**What the exercise asks**.
Retype nothing but the lines from the start of the material up to and including the line with "return pd.DataFrame(recs)". Pictures don't belong in the copy.

**Stored data**.
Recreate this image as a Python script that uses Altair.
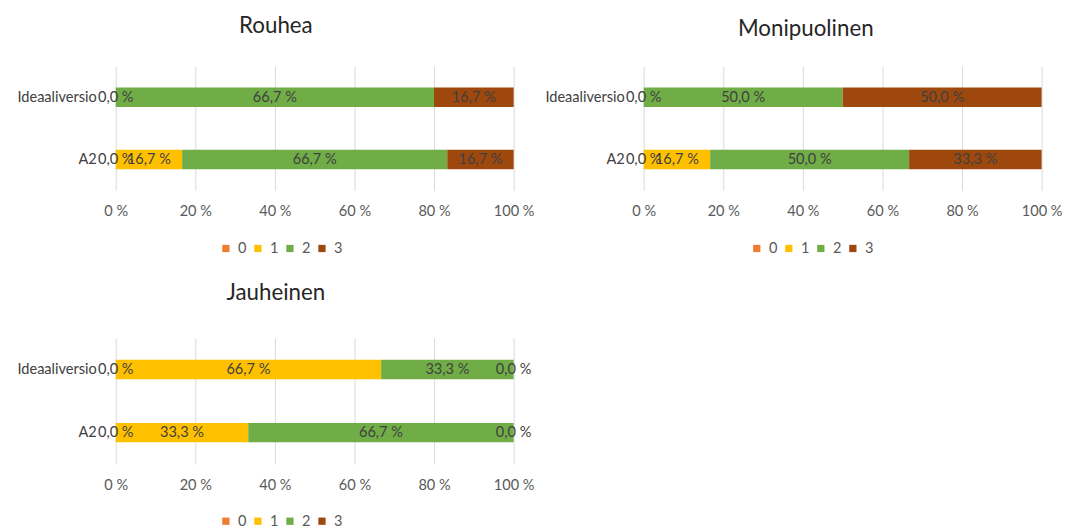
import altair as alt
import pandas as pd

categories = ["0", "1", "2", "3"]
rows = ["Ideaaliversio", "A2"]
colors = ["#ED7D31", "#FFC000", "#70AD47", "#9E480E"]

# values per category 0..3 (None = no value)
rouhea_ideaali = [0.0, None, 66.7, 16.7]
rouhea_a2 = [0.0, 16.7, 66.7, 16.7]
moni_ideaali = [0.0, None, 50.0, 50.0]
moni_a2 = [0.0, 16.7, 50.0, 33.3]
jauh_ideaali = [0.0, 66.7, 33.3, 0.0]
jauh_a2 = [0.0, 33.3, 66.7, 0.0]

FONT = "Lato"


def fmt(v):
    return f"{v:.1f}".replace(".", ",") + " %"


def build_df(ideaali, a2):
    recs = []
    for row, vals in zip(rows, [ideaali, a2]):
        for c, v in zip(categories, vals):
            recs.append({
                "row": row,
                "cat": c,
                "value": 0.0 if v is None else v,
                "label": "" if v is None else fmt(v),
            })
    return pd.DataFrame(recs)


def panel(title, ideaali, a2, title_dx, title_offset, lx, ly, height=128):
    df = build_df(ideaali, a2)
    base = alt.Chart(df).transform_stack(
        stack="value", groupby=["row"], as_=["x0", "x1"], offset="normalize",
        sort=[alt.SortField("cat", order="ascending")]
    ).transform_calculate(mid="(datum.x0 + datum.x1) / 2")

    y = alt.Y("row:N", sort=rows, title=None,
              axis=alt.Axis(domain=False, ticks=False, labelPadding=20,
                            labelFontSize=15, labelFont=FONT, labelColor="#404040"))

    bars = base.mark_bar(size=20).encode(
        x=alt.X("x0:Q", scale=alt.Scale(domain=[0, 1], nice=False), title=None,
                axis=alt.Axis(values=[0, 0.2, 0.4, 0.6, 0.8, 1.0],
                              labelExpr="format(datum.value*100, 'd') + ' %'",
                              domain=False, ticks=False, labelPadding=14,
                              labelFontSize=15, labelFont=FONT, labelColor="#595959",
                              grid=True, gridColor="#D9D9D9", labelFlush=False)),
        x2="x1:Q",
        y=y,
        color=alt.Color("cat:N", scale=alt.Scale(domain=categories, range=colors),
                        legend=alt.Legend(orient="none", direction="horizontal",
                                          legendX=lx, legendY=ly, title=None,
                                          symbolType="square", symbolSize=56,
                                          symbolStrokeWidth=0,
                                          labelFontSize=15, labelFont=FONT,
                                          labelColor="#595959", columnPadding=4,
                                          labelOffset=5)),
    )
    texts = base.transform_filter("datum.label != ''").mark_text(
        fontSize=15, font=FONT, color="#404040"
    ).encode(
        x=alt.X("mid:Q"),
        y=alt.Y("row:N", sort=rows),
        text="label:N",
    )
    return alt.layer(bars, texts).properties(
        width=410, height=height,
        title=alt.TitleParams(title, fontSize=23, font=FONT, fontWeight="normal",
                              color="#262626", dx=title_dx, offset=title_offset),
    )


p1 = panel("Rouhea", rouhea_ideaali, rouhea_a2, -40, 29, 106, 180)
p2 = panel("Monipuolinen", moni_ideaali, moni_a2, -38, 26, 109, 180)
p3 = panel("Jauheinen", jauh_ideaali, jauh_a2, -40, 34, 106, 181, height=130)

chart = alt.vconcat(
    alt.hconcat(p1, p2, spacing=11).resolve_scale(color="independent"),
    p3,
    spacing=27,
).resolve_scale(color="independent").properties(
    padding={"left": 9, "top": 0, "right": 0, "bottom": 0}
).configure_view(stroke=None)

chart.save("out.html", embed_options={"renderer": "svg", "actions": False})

**Solution to this exercise**.
Recreate this image as a Python script that uses Altair.
import altair as alt
import pandas as pd

categories = ["0", "1", "2", "3"]
rows = ["Ideaaliversio", "A2"]
colors = ["#ED7D31", "#FFC000", "#70AD47", "#9E480E"]

# values per category 0..3 (None = no value)
rouhea_ideaali = [0.0, None, 66.7, 16.7]
rouhea_a2 = [0.0, 16.7, 66.7, 16.7]
moni_ideaali = [0.0, None, 50.0, 50.0]
moni_a2 = [0.0, 16.7, 50.0, 33.3]
jauh_ideaali = [0.0, 66.7, 33.3, 0.0]
jauh_a2 = [0.0, 33.3, 66.7, 0.0]

FONT = "Lato"


def fmt(v):
    return f"{v:.1f}".replace(".", ",") + " %"


def build_df(ideaali, a2):
    recs = []
    for row, vals in zip(rows, [ideaali, a2]):
        for c, v in zip(categories, vals):
            recs.append({
                "row": row,
                "cat": c,
                "value": 0.0 if v is None else v,
                "label": "" if v is None else fmt(v),
            })
    return pd.DataFrame(recs)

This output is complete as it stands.